Researchers demonstrate control of magnetic clouds in graphene
13 June 2013
Graphene can be made magnetic and its magnetism switched on and off, opening a new avenue towards electronics with very low energy consumption.
Electrons condense around 'vacancies' in the graphene stucture, creating small electronic clouds, each behaving like a microscopic magnet carrying one unit of magnetism - spin
A University of Manchester team led by Dr Irina Grigorieva shows how to create elementary magnetic moments in graphene and then switch them on and off. The researchers say this is the first time magnetism itself has been toggled, rather than the magnetization direction being reversed.
Devices, including hard disks, memory chips and sensors employ miniature magnetic components. Each micro-magnet allows a bit of information (‘0’ or ‘1’) to be stored as two magnetization directions (‘north’ and ‘south’). This area of electronics is called spintronics.
Despite huge advances, a big disappointment of spintronics has so far been its inability to deliver active devices, in which switching between the north and south directions is done in a manner similar to that used in modern transistors. This situation may dramatically change as a result of this latest discovery, say the researchers.
Graphene is a 'chicken wire' construction of carbon atoms. It is possible to remove some of these atoms creating holes called 'vacancies'. The Manchester scientists have shown that electrons condense around these holes into small electronic clouds, and each of them behaves like a microscopic magnet carrying one unit of magnetism - spin.
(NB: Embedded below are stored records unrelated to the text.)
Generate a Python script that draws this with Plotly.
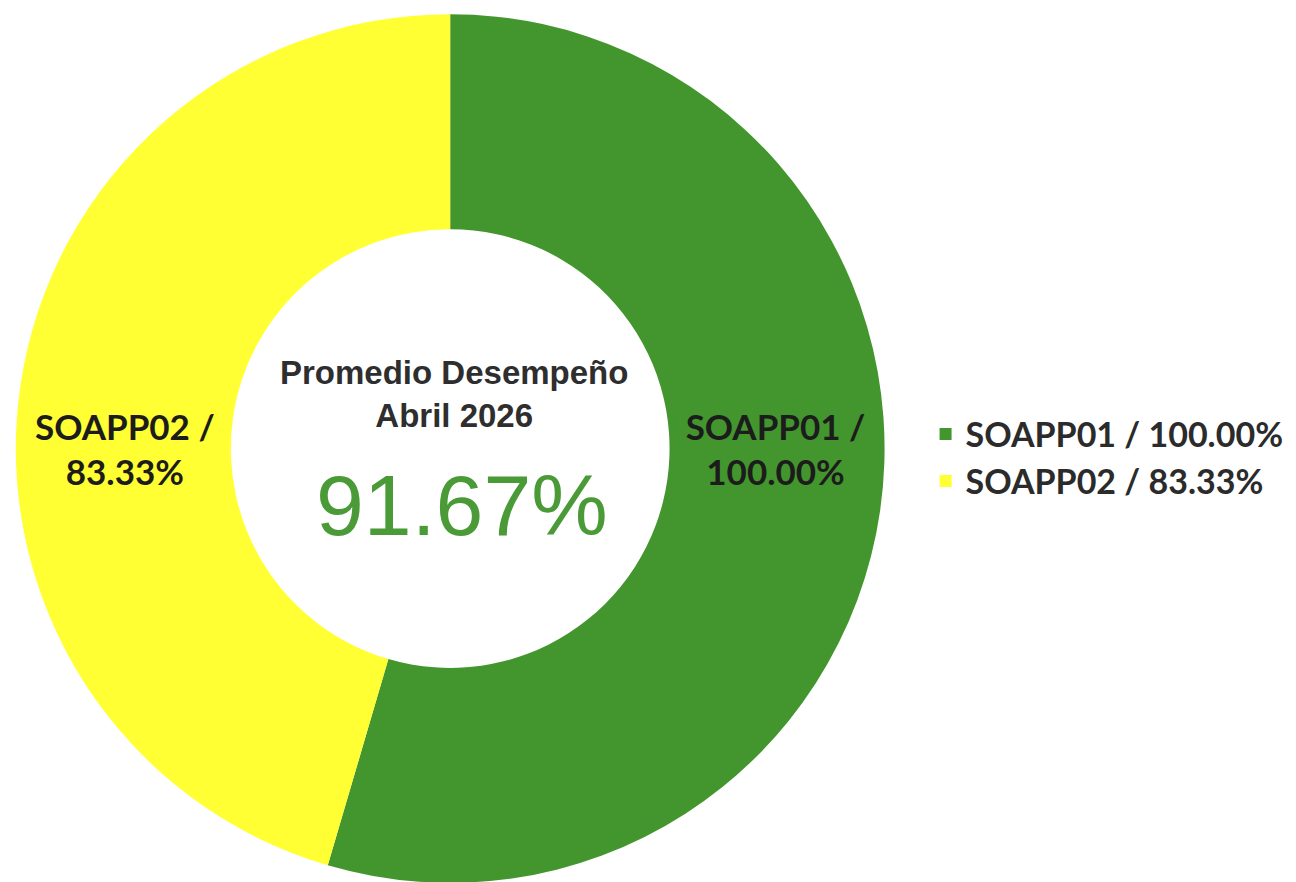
import plotly.graph_objects as go

# data
labels = ["SOAPP01 / 100.00%", "SOAPP02 / 83.33%"]
slice_text = ["SOAPP01 /<br>100.00%", "SOAPP02 /<br>83.33%"]
values = [100.00, 83.33]
colors = ["#43962e", "#ffff33"]

center_title = "Promedio Desempeño<br>Abril 2026"
center_value = "91.67%"

fig = go.Figure()

fig.add_trace(go.Pie(
    labels=labels,
    values=values,
    text=slice_text,
    textinfo="text",
    hole=0.505,
    sort=False,
    direction="clockwise",
    rotation=0,
    marker=dict(colors=colors, line=dict(width=0)),
    insidetextorientation="radial",
    textposition="inside",
    insidetextfont=dict(family="Lato", size=35, color="#1c1c1c", weight="bold"),
    domain=dict(x=[0.0054, 0.677], y=[0.008, 0.993]),
    hoverinfo="label"
))

# text in the hole
fig.add_annotation(
    x=0.3445, y=0.562, xref="paper", yref="paper",
    text=center_title, showarrow=False,
    font=dict(family="Liberation Sans", size=33, color="#2e2e2e", weight="bold"),
    align="center"
)
fig.add_annotation(
    x=0.3505, y=0.436, xref="paper", yref="paper",
    text=center_value, showarrow=False,
    font=dict(family="Liberation Sans", size=86, color="#4a9a38"),
    align="center"
)

fig.update_layout(
    width=1296,
    height=882,
    margin=dict(l=0, r=0, t=0, b=0),
    paper_bgcolor="white",
    plot_bgcolor="white",
    showlegend=True,
    legend=dict(
        x=0.708, y=0.49, xanchor="left", yanchor="middle",
        font=dict(family="Lato", size=34, color="#2b2b2b", weight="bold"),
        bgcolor="rgba(0,0,0,0)"
    )
)

fig.write_html("out.html")
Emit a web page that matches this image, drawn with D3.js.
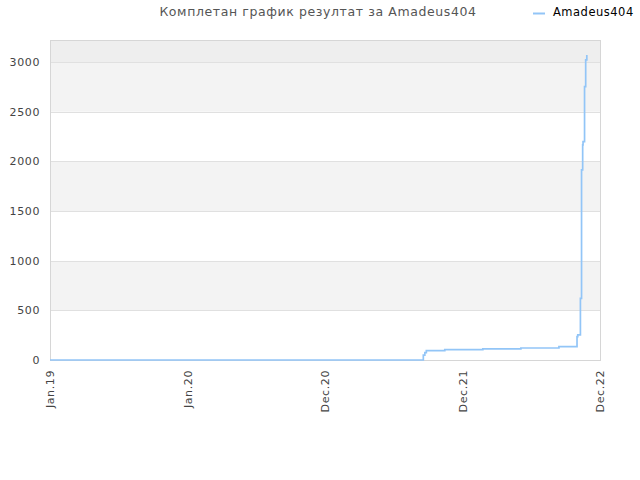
<!DOCTYPE html>
<html>
<head>
<meta charset="utf-8">
<script src="https://cdn.jsdelivr.net/npm/d3@7"></script>
<style>
  body { margin: 0; background: #fff; }
  text { font-family: "DejaVu Sans", sans-serif; }
</style>
</head>
<body>
<div id="vis-container"></div>
<script>
// data
var player = "Amadeus404";
var tickDates = ["2019-01-01", "2020-01-01", "2020-12-01", "2021-12-01", "2022-12-01"];
var tickLabels = ["Jan.19", "Jan.20", "Dec.20", "Dec.21", "Dec.22"];
var yTicks = [0, 500, 1000, 1500, 2000, 2500, 3000];
var dates = ["2019-01-01", "2021-08-18", "2021-08-19", "2021-08-23", "2021-08-27", "2021-10-15",
             "2022-01-24", "2022-05-05", "2022-08-14", "2022-10-01", "2022-10-03", "2022-10-10",
             "2022-10-13", "2022-10-16", "2022-10-17", "2022-10-21", "2022-10-24", "2022-10-27"];
var scores = [0, 0, 50, 75, 94, 104,
              111, 121, 134, 235, 252, 621,
              1913, 2165, 2198, 2752, 3020, 3070];

var parse = d3.timeParse("%Y-%m-%d");
var margin = { top: 40, right: 40, bottom: 120, left: 50 },
    width = 640 - margin.left - margin.right,
    height = 480 - margin.top - margin.bottom;

var svg = d3.select("#vis-container").append("svg")
    .attr("width", 640).attr("height", 480);

// title + legend
svg.append("text")
    .attr("x", 318).attr("y", 16)
    .attr("text-anchor", "middle")
    .style("font-size", "12.5px").style("fill", "#555").style("letter-spacing", "0.6px")
    .text("Комплетан график резултат за " + player);
svg.append("line")
    .attr("x1", 533).attr("x2", 545).attr("y1", 13.5).attr("y2", 13.5)
    .style("stroke", "#92c5f7").style("stroke-width", 2);
svg.append("text")
    .attr("x", 553).attr("y", 16)
    .style("font-size", "11.5px").style("fill", "#000").style("letter-spacing", "0.5px")
    .text(player);

var canvas = svg.append("g")
    .attr("transform", "translate(" + margin.left + "," + margin.top + ")");

// ticks are evenly spaced even though the months are not
var xScale = d3.scaleTime()
    .domain(tickDates.map(parse))
    .range(tickDates.map(function(d, i) { return i * width / (tickDates.length - 1); }));

var yScale = d3.scaleLinear()
    .domain([0, 3221])
    .range([height, 0]);

// alternating bands
for (var i = 0; i < yTicks.length; i++) {
  var lo = yTicks[i], hi = i + 1 < yTicks.length ? yTicks[i + 1] : yScale.domain()[1];
  var fill = i == yTicks.length - 1 ? "#eeeeee" : (i % 2 == 1 ? "#f3f3f3" : "#ffffff");
  canvas.append("rect")
      .attr("x", 0).attr("width", width)
      .attr("y", yScale(hi)).attr("height", yScale(lo) - yScale(hi))
      .style("fill", fill);
}

canvas.selectAll(".grid")
    .data(yTicks.slice(1))
    .enter().append("line")
    .attr("class", "grid")
    .attr("x1", 0).attr("x2", width)
    .attr("y1", function(d) { return Math.round(yScale(d)) + 0.5; })
    .attr("y2", function(d) { return Math.round(yScale(d)) + 0.5; })
    .style("stroke", "#e0e0e0");

canvas.append("rect")
    .attr("x", 0.5).attr("y", 0.5)
    .attr("width", width).attr("height", height)
    .style("fill", "none").style("stroke", "#d6d6d6");

// y axis labels
var yAxis = d3.axisLeft(yScale).tickValues(yTicks).tickFormat(d3.format("d")).tickSize(0).tickPadding(10);
var yg = canvas.append("g").call(yAxis);
yg.select(".domain").remove();
yg.selectAll("text").style("font-size", "11px").style("fill", "#444").style("letter-spacing", "0.6px")
    .style("font-family", "DejaVu Sans, sans-serif");

// x axis labels, rotated
var xAxis = d3.axisBottom(xScale)
    .tickValues(tickDates.map(parse))
    .tickFormat(function(d, i) { return tickLabels[i]; })
    .tickSize(0);
var xg = canvas.append("g")
    .attr("transform", "translate(0," + height + ")")
    .call(xAxis);
xg.select(".domain").remove();
xg.selectAll("text")
    .attr("transform", "rotate(-90)")
    .attr("x", -10).attr("y", 0).attr("dy", "0.35em")
    .style("text-anchor", "end")
    .style("font-size", "11px").style("fill", "#444").style("letter-spacing", "0.6px")
    .style("font-family", "DejaVu Sans, sans-serif");

// score line
var line = d3.line()
    .x(function(d, i) { return xScale(parse(dates[i])); })
    .y(function(d) { return yScale(d); })
    .curve(d3.curveStepAfter);

canvas.append("path")
    .datum(scores)
    .attr("d", line)
    .style("fill", "none")
    .style("stroke", "#92c5f7")
    .style("stroke-width", 1.7);
</script>
</body>
</html>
Dr Grigorieva and her team have shown that the magnetic clouds can be controllably dissipated and then condensed back.
She explains: “This breakthrough allows us to work towards transistor-like devices in which information is written down by switching graphene between its magnetic and non-magnetic states. These states can be read out either in the conventional manner by pushing an electric current through or, even better, by using a spin flow. Such transistors have been a holy grail of spintronics.”
Dr Rahul Nair, who led the experimental effort, comments “Previously, one could only change a direction in which a magnet is magnetized from north to south. Now we can switch on and off the magnetism entirely. Graphene already attracts interest in terms of spintronics applications, and I hope that the latest discovery will make it a frontrunner.”